Friday, August 8, 2014

We Go, We Return, We Fall Down, We Get Up: On Life Journeys As Spiritual Journeys



You were almost right, coolmom: though we didn't go to Minneapolis on our trip last week, it was definitely a Midwestern trek, from Fayetteville, Arkansas, to Kansas City and Independence, Missouri, and on to Dyersville, Iowa. And here's Waldo proof (in part): yours truly standing in front of a window at Crystal Bridges Museum last Wednesday, before we headed on to Kansas City. I have smiled and smiled as I read your "Where's Waldo?" proposal and hrh's stone tablets comment, and all the other precious and much-appreciated responses to my last posting. (I did encounter the stone tablets on this trip, hrh. But I suspect they conked me on the head as I walked up the mountain, and so I have no memory of having seen them.)


I know we're back home now this hot August morning as I listen to the jar lids pop shut in the kitchen as fig preserves we canned this morning settle now in anticipation of winter, when we'll relish the deep summery taste of the few ripe figs we managed to salvage from the ravening squirrels and blue jays when we came back home two days ago.

We go, we come; we depart, we return: as a monk tells Patrick Leigh Fermor on one of the monastic sojourns chronicled in his book A Time to Keep Silence, the spiritual life is, I fall down. I get up. I fall down again. Every journey we undertake is a spiritual one, a story of falling down and getting up again.

This recent journey: in the exhibit of works from the Alfred Stieglitz Collection that Crystal Bridges is now staging, I stop to look at a Marsden Hartley painting of a Maine landscape in fall — "Maine Landscape, Autumn No. 13." 

The placard beside the painting says that it's apparently part of a “dark” series Hartley painted, in which he captures from memory scenes of his native New England long after he had moved away from there. I read this narrative, I look at the somber painting, and for some reason, the word "spiritual" leaps out inside me. 

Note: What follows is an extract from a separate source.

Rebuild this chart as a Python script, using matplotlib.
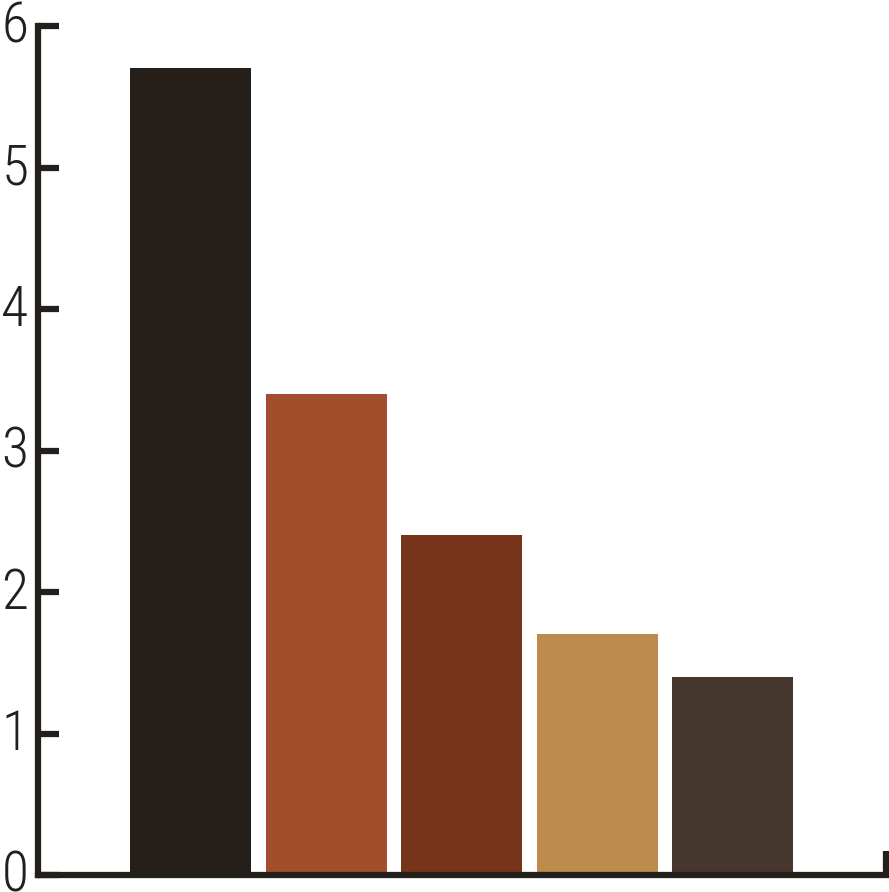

So this is why I’ve been stuck with the sort-of idea, a halfway notion, of a book — the very book people on this blog have encouraged me to write — about remembered pieces of my own spiritual  journey (and therefore of family and so much more). A book that I can’t yet bring myself to write. The problem of writing a book like that is that it has to proceed from a spiritual place. From a delicate place of memory that’s about more than the mechanical act of remembering this event and that person, and then replicating what or whom I call back to mind. 

The spiritual place of remembrance is a synthesizing place in which one remembers not merely to call back to mind (to re-member pieces of the past), but also to pass on, to transmit: and what’s being transmitted is far more than the specific details of an event or a person's life. It's remembrances that use those specific details as the prismatic focal point of so much more—of wide ranges and hues of significance that go far beyond the specific act or person remembered.

So the early Christian community remembered Jesus. They remembered a set of specific events, of words and deeds, that crystallized a much broader range of meaning than the events, the words, the deeds themselves, so that the Christian community re-members and keeps on re-membering throughout history because the significance to which the remembrance points constantly exceeds the specific deeds, words, events remembered.

The bread is more than bread, the wine more than wine. 

I am called now (including by the comments of so many of you here, which I value very much) to remember in what I write. I am called to write out of remembrance—but out of remembrance as the spiritual act of capturing (better: of pointing at) meaning that goes well beyond what is specifically called to mind by memory. 

I am called to write as someone who challenges himself to be spiritually alive, writing what he writes not to please others, with a view to the success of what he writes or even the completion of what he writes. But because he must write. Because the significance to which the remembered events point needs to be captured, even if very imperfectly, in words.

And to be shared, passed on, transmitted. 

Or so I told myself as our recent journey got underway and I wondered why I find it difficult to blog these days, and why I felt such an intense need for a spiritual recouping as we tramped through museums and visited with friends and far-flung family members (of Steve, in Iowa). Running underneath the work I do here — as a kind of calling — there's that pesky book idea some of you have held before me, in which I tell the story of who I am (who we are, Steve and I) as gay Catholic theologians in a long-term committed relationship.

The story of how we got here. The story of how we got from here to there

A story that, I hope, may be prismatic for others on a similar journey, or on some other kind of spiritual journey that's all about, I fall down. I get up. I fall down again.